SUPPLIED DATA:

════════════════════

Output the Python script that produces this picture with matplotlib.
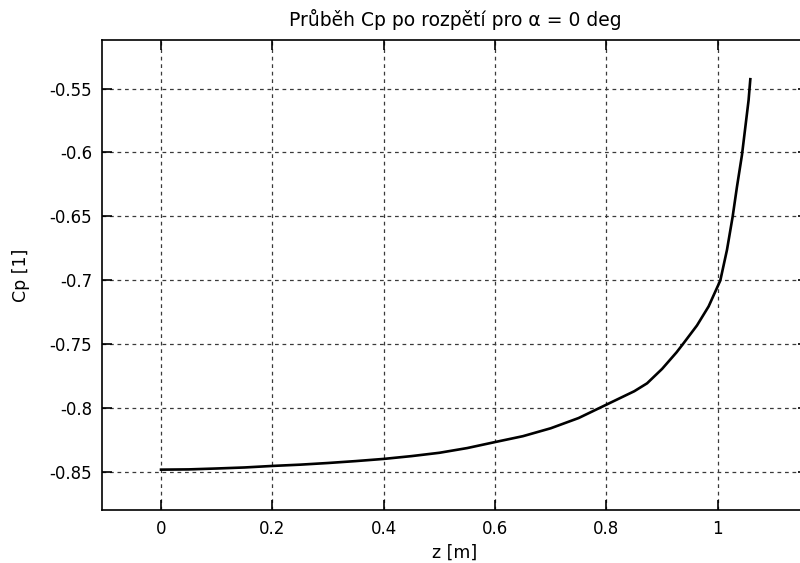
import matplotlib
matplotlib.use("Agg")
import matplotlib.pyplot as plt

plt.rcParams['font.family'] = ['DejaVu Sans']

z = [0.0, 0.05, 0.1, 0.15, 0.2, 0.25, 0.3, 0.35, 0.4, 0.45, 0.5, 0.55, 0.6,
     0.65, 0.7, 0.75, 0.8, 0.85, 0.873, 0.9, 0.926, 0.9375, 0.9626, 0.9835,
     1.0045, 1.0165, 1.0266, 1.0344, 1.0434, 1.0553, 1.0584]
cp = [-0.8484, -0.8482, -0.8475, -0.8467, -0.8455, -0.8445, -0.8432, -0.8417,
      -0.8400, -0.8378, -0.8352, -0.8315, -0.8268, -0.8222, -0.8160, -0.8080,
      -0.7975, -0.7870, -0.7808, -0.7695, -0.7565, -0.7500, -0.7355, -0.7206,
      -0.7003, -0.6763, -0.6505, -0.6270, -0.6020, -0.5591, -0.5427]

xticks = [0, 0.2, 0.4, 0.6, 0.8, 1]
xticklabels = ['0', '0.2', '0.4', '0.6', '0.8', '1']
yticks = [-0.85, -0.8, -0.75, -0.7, -0.65, -0.6, -0.55]
yticklabels = ['-0.85', '-0.8', '-0.75', '-0.7', '-0.65', '-0.6', '-0.55']

fig = plt.figure(figsize=(8.0, 5.63), dpi=100)
ax = fig.add_axes([102/800, 53/563, 706/800, 470/563])
ax.plot(z, cp, color='k', lw=1.9)
ax.set_xlim(-0.106, 1.162)
ax.set_ylim(-0.88, -0.512)
ax.set_xticks(xticks)
ax.set_xticklabels(xticklabels)
ax.set_yticks(yticks)
ax.set_yticklabels(yticklabels)
ax.grid(True, color='#3a3a3a', linestyle=(0, (3, 3)), lw=0.9)
ax.tick_params(direction='in', length=7, width=1.2, top=True, right=True,
               labelsize=12, pad=7, colors='k')
for s in ax.spines.values():
    s.set_linewidth(1.2)
ax.set_title('Průběh Cp po rozpětí pro α = 0 deg', fontsize=13.5, pad=10)
ax.set_xlabel('z [m]', fontsize=12.5, labelpad=4)
ax.set_ylabel('Cp [1]', fontsize=12.5, labelpad=14)
fig.savefig('out.png', dpi=100)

════════════════════

EXERCISE DETAILS: Begin at the first line of the material and copy each line exactly through the one containing "plt.rcParams['font.family'] = ['DejaVu Sans']". Omit pictures.

WRITTEN SOLUTION:
Output the Python script that produces this picture with matplotlib.
import matplotlib
matplotlib.use("Agg")
import matplotlib.pyplot as plt

plt.rcParams['font.family'] = ['DejaVu Sans']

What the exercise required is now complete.